14. The system of claim 1, wherein the one or more processors are further configured to perform the operation of:

receiving the one or more images or videos as a portion of a real-time stream.

15. The system of claim 1, wherein the one or more images or videos have been previously recorded in a prior stream or recording.

16. The system of claim 1, wherein at least one of the plurality of target objects is a landscape.

17. The system of claim 1, wherein the one or more processors are further configured to perform the operation of:

determining the usability of the one or more images or videos.

18. The system of claim 17, wherein determining the usability of the one or more images or videos comprises one or more of: determining whether the camera lens is clean, determining whether the camera view is free of obstacles, and determining whether the camera lens appears blurry.

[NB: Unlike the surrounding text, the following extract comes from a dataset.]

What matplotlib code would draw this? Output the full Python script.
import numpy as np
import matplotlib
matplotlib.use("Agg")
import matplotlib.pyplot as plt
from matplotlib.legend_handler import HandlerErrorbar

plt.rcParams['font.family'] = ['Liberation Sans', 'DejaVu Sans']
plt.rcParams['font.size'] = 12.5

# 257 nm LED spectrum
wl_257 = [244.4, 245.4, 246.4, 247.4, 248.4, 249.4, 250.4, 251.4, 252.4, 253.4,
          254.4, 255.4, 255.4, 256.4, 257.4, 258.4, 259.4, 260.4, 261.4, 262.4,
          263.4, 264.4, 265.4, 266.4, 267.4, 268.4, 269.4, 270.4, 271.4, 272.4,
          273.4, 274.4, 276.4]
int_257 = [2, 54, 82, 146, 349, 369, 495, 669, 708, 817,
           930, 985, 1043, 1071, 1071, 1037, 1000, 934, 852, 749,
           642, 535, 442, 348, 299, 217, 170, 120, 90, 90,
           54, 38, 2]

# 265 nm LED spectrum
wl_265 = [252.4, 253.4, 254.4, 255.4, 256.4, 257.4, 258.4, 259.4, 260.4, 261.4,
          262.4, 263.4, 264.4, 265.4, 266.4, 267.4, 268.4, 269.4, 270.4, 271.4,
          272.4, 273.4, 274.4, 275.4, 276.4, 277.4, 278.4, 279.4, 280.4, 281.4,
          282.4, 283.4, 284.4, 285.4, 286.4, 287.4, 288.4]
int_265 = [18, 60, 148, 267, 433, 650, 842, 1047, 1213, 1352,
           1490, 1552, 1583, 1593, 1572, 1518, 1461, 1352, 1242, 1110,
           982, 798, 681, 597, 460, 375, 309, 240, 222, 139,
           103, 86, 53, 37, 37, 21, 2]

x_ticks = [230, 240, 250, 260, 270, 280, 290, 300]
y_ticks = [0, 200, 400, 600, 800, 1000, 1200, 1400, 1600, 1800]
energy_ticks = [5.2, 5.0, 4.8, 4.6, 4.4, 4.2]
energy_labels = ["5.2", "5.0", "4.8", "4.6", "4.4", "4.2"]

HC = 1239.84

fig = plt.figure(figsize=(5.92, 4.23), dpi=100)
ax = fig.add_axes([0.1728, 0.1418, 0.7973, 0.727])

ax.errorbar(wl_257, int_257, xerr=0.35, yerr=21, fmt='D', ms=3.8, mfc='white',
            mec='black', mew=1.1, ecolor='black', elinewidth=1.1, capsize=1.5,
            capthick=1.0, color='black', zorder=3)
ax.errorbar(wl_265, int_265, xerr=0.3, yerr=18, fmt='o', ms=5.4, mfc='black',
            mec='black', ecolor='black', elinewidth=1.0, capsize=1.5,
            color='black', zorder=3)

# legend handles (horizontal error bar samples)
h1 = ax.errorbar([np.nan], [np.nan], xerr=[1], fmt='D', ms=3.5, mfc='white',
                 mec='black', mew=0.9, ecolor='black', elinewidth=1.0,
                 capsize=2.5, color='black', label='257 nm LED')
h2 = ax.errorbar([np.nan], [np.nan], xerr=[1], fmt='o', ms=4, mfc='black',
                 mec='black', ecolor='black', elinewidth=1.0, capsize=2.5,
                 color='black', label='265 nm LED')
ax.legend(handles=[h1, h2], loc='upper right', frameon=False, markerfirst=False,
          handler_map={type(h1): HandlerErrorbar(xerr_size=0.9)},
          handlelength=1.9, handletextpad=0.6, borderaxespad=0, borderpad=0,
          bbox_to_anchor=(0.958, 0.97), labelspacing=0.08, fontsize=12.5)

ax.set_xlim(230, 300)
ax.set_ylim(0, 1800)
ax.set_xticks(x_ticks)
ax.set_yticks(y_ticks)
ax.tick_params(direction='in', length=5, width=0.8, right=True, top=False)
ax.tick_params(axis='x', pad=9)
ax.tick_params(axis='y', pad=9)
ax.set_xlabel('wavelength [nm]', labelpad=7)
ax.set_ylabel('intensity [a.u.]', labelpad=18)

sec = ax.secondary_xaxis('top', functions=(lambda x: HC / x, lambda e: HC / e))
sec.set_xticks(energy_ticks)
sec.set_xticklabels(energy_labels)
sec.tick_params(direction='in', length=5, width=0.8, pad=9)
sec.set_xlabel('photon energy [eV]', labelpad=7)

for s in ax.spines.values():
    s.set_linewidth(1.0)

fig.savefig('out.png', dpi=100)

19. The system of claim 17, wherein the one or more processors are further configured to perform the operations of:

upon determining that the one or more images or videos are not usable:

sending an alert to one or more users, and

stopping measurement of visibility.

20. A non-transitory computer-readable medium comprising:

instructions for selecting and processing one or more images or videos with a sufficiently high level of visibility beyond a threshold visibility;

instructions for receiving manually inputted distance of each of a plurality of target objects;

instructions for training a machine learning model to recognize objects in the one or more images or videos;

instructions for recognizing a plurality of objects in the one or more images or videos via the trained machine learning model; and

for each target object:

instructions for determining whether the target object is recognized in the one or more images or videos;

if the target object is recognized in an image or video, instructions for determining that the visibility distance in the image or video reaches the distance of the target object; and

if the target object is not recognized in an image or video, instructions for determining that the visibility distance in the image or video is lower than the distance of the target object.